The end of a TV era looms: Seinfeld, the celebrated show about nothing that was really something special where critics, Emmy voters and loyal fans were concerned, will end its storied nine-season run this May, its namesake star and executive producer tells Friday's New York Times.

For the moment, at least, call Jerry Seinfeld, the Grinch Who Stole the Day After Christmas.

"I wanted to end the show on the same kind of peak we've been doing it on for years," the 42-year-old comedian says, in the Times. "I wanted the end to be from a point of strength. I wanted the end to be graceful."

And so, this prime-time season's most-watched sitcom--by one numbers-crunching stat, the most-watched TV series ever--will film its last episode this spring. Not even a truckload of money--a reported promise of $5 million an episode to Mr. Seinfeld by NBC--could convince its star to stay on board and dream up new Manhattan misadventures for Elaine, George, Kramer, Newman, the Soup Nazi, Bubble Boy, et al.

"It was an extremely difficult thing to do," Seinfeld tells the newspaper. "This show has been the greatest love affair of my life. But we were all together on it. We all felt we wanted to leave in love."

NBC, meanwhile, was maintaining a brave front.

"To keep a show of this caliber at its peak has been a great undertaking. We respect Jerry's decision that at the end of this season it's time to move on," the network said, in a statement.

NBC may "respect" the move; but it certainly can't like it. A prime-time schedule without Seinfeld is not a pretty prospect for the peacock. The series is the most successful of the 1990s. Since 1993, Seinfeld has rock-solid anchored NBCs Must-See Thursday night lineup, the cornerstone of the top-rated network's success--and, of late, the lone bright spot on its increasingly pot-holed schedule.

Seinfeld, simply, has meant the world to NBC. It brings ratings (currently the No. 2 show, behind ER), money (pulling in a reported $200 million in annual profits) and respect (multiple Emmys, repeated declarations of "instant" classic status).

The loss of Seinfeld looks to be a serious blow to NBC's continued ratings' dominance, and a big boost to the cause of the makers of ER, who are looking to extract a ton o' money from the suddenly hit-starved network this spring--or else jump to a rival.

Seinfeld announced last month that he was giving himself a 30-day deadline to decide the fate of his series, once and for all.

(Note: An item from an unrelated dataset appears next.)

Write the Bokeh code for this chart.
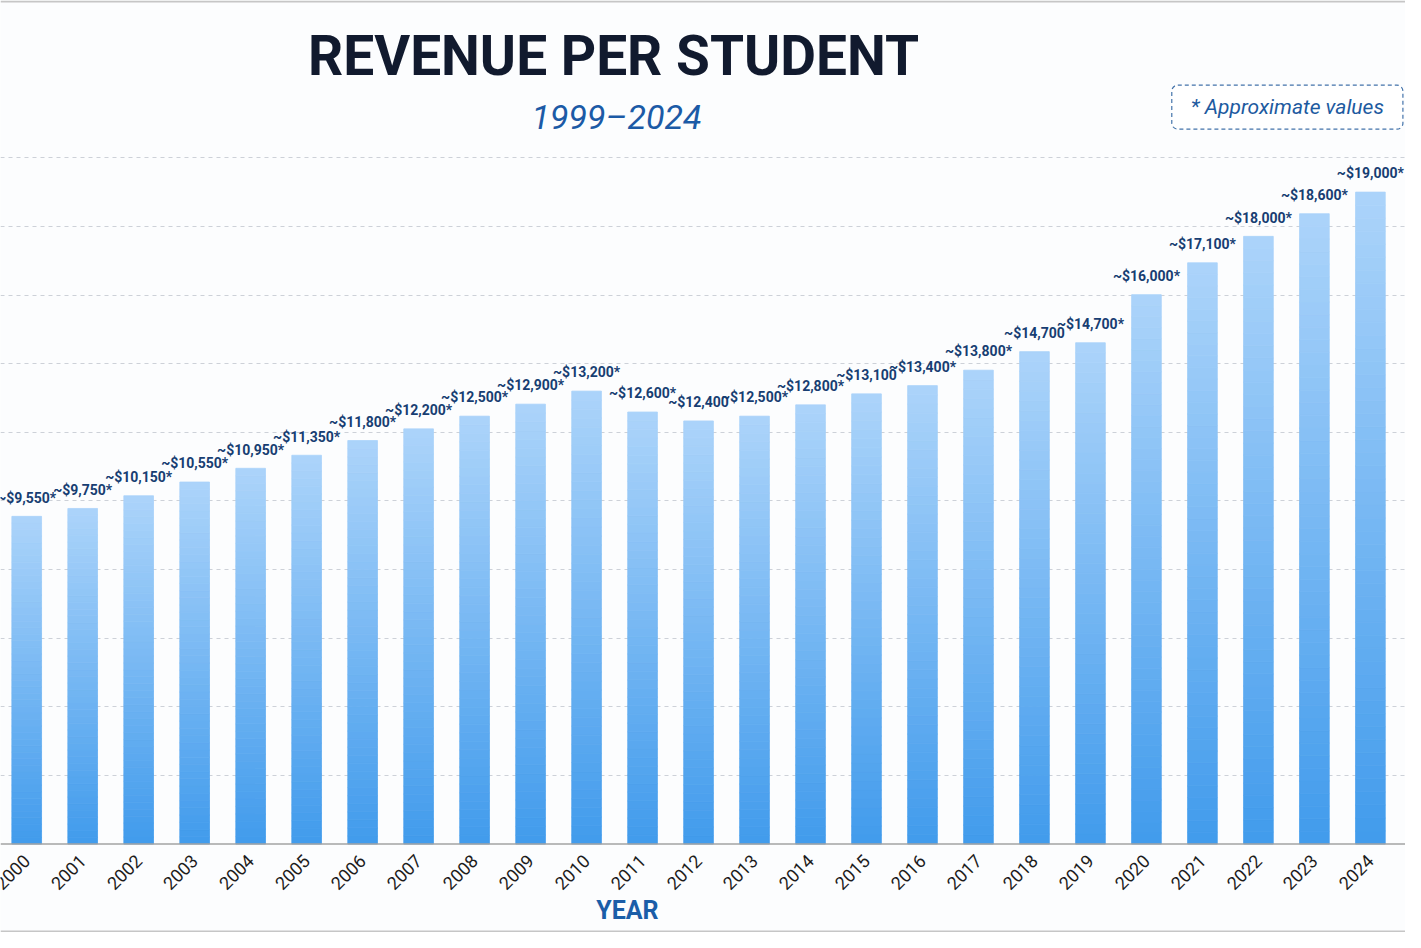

If money wasn't an issue for staying, maybe it's because he's already made a fortune--earning $94 million last year, according to Forbes magazine, and drawing a reported salary of $1 million an episode this year.

Seinfeld debuted on NBC on July 5, 1989, in the guise of The Seinfeld Chronicles. (That pilot did not feature Julia Louis-Dreyfus' Elaine, although the rest of the characters remained the same--except for one minor detail, Kramer was called Kessler.) After a short run in the summer of 1990, the series was granted a regular time slot in January 1991.